- [PROBLEM REQUIREMENTS]:
Quote verbatim everything from the line containing "Reproduce this chart with React, TypeScript" down to the line containing "const RAD = Math.PI / 180;", with both of those lines included and no others.

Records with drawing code
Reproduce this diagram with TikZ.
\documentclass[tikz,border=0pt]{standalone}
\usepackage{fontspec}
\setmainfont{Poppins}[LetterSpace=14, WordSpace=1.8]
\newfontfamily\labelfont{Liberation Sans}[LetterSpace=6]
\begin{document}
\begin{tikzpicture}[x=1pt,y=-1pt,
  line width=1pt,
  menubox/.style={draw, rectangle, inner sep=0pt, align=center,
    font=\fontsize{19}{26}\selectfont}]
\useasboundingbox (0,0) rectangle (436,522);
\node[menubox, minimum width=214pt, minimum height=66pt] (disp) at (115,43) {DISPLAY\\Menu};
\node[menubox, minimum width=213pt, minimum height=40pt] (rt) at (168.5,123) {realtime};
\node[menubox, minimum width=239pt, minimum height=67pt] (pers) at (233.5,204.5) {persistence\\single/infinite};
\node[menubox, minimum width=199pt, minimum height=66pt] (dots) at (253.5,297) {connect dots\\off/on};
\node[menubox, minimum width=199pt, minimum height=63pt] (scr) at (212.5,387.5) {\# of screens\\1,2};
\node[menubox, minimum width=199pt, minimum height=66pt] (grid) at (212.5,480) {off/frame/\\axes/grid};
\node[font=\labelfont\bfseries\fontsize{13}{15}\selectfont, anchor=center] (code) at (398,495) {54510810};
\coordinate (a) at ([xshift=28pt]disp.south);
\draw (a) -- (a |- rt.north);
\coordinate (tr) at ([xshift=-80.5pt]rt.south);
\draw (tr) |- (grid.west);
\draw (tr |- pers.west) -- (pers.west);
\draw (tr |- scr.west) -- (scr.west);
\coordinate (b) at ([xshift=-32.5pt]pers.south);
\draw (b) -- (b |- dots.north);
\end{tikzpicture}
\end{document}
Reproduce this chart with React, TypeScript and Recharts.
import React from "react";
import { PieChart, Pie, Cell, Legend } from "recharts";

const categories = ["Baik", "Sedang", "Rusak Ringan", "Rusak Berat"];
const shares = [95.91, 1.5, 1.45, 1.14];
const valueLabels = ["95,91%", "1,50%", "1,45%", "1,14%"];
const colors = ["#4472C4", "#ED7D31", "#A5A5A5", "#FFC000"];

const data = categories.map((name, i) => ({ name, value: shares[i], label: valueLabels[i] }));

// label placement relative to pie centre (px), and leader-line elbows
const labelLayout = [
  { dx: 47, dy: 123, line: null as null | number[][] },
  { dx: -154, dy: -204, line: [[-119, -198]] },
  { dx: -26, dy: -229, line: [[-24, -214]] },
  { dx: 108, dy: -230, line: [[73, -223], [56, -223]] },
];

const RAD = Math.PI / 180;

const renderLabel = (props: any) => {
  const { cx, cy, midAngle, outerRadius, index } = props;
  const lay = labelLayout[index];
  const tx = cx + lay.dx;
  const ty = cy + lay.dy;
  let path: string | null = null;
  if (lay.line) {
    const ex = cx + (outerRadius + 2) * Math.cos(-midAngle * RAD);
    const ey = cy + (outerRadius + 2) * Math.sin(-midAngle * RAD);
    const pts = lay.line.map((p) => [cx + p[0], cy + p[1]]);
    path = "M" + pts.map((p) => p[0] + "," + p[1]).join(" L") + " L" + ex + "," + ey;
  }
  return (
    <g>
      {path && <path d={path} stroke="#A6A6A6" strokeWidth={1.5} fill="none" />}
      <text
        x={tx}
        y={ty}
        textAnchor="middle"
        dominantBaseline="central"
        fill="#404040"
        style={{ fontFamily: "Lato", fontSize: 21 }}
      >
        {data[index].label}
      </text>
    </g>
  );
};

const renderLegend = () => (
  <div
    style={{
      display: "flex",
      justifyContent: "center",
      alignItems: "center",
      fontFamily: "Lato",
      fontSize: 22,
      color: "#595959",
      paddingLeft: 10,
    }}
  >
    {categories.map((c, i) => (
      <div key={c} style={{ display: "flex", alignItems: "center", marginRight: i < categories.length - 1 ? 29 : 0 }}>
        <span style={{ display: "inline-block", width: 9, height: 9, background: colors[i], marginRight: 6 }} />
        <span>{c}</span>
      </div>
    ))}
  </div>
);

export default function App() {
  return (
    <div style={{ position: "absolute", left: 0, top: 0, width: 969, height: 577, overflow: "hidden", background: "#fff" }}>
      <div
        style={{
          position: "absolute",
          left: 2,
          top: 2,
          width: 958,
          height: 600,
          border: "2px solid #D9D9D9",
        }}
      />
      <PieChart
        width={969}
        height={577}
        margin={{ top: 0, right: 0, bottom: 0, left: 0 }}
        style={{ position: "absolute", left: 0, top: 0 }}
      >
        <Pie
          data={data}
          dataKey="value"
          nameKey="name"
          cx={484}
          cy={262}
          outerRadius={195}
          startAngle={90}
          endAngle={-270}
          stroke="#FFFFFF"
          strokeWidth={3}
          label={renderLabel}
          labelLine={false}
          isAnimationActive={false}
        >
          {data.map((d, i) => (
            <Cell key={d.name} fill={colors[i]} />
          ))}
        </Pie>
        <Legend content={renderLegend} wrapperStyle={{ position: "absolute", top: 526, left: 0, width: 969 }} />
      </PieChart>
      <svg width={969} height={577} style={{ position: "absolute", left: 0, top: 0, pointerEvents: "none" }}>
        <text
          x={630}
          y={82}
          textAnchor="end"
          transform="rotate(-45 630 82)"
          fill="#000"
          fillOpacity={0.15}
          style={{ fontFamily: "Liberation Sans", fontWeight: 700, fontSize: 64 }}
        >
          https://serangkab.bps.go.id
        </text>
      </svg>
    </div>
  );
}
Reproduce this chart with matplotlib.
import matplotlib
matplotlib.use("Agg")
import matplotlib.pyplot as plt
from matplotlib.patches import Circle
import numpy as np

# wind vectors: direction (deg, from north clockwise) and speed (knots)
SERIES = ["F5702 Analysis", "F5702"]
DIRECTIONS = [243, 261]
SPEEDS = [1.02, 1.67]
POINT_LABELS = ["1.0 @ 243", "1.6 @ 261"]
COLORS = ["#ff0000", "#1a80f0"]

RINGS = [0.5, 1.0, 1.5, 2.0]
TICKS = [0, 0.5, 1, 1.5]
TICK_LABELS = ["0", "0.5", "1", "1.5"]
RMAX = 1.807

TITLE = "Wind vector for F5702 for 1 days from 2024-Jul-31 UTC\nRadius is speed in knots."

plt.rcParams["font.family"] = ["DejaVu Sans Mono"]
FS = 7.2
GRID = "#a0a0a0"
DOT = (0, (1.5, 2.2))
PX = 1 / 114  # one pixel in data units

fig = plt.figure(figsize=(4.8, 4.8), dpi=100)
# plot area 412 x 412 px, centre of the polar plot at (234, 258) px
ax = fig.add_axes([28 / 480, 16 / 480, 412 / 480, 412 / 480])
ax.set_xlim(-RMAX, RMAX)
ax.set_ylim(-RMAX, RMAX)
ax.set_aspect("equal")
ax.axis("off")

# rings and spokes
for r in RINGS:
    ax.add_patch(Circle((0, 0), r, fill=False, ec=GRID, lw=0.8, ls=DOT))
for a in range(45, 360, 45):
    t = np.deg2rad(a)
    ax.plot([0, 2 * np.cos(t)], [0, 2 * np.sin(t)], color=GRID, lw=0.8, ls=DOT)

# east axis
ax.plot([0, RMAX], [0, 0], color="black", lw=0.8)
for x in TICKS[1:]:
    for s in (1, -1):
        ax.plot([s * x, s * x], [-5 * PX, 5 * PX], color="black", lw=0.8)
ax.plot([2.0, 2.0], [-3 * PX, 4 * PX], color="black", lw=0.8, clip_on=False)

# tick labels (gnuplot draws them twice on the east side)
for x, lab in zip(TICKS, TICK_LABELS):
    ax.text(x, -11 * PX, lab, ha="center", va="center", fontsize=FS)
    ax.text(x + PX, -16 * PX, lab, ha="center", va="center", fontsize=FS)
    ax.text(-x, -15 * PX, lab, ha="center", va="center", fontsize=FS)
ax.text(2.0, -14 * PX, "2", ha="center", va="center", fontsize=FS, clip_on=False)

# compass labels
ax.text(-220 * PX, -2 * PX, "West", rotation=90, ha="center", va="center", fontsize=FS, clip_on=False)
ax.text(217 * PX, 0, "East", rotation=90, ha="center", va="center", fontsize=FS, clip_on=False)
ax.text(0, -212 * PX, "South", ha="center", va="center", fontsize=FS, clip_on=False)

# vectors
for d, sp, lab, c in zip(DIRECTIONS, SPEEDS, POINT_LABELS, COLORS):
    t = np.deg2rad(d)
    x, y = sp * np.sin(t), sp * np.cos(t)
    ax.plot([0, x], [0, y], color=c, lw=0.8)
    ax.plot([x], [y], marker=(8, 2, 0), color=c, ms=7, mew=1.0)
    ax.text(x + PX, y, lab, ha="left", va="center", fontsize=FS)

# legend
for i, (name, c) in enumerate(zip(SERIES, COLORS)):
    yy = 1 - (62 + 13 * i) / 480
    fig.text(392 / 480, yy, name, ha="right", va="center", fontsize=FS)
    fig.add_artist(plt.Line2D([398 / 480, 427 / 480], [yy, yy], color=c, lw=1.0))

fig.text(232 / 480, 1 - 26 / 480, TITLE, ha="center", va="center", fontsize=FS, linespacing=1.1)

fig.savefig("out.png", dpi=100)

- [ANSWER BELOW]:
Reproduce this chart with React, TypeScript and Recharts.
import React from "react";
import { PieChart, Pie, Cell, Legend } from "recharts";

const categories = ["Baik", "Sedang", "Rusak Ringan", "Rusak Berat"];
const shares = [95.91, 1.5, 1.45, 1.14];
const valueLabels = ["95,91%", "1,50%", "1,45%", "1,14%"];
const colors = ["#4472C4", "#ED7D31", "#A5A5A5", "#FFC000"];

const data = categories.map((name, i) => ({ name, value: shares[i], label: valueLabels[i] }));

// label placement relative to pie centre (px), and leader-line elbows
const labelLayout = [
  { dx: 47, dy: 123, line: null as null | number[][] },
  { dx: -154, dy: -204, line: [[-119, -198]] },
  { dx: -26, dy: -229, line: [[-24, -214]] },
  { dx: 108, dy: -230, line: [[73, -223], [56, -223]] },
];

const RAD = Math.PI / 180;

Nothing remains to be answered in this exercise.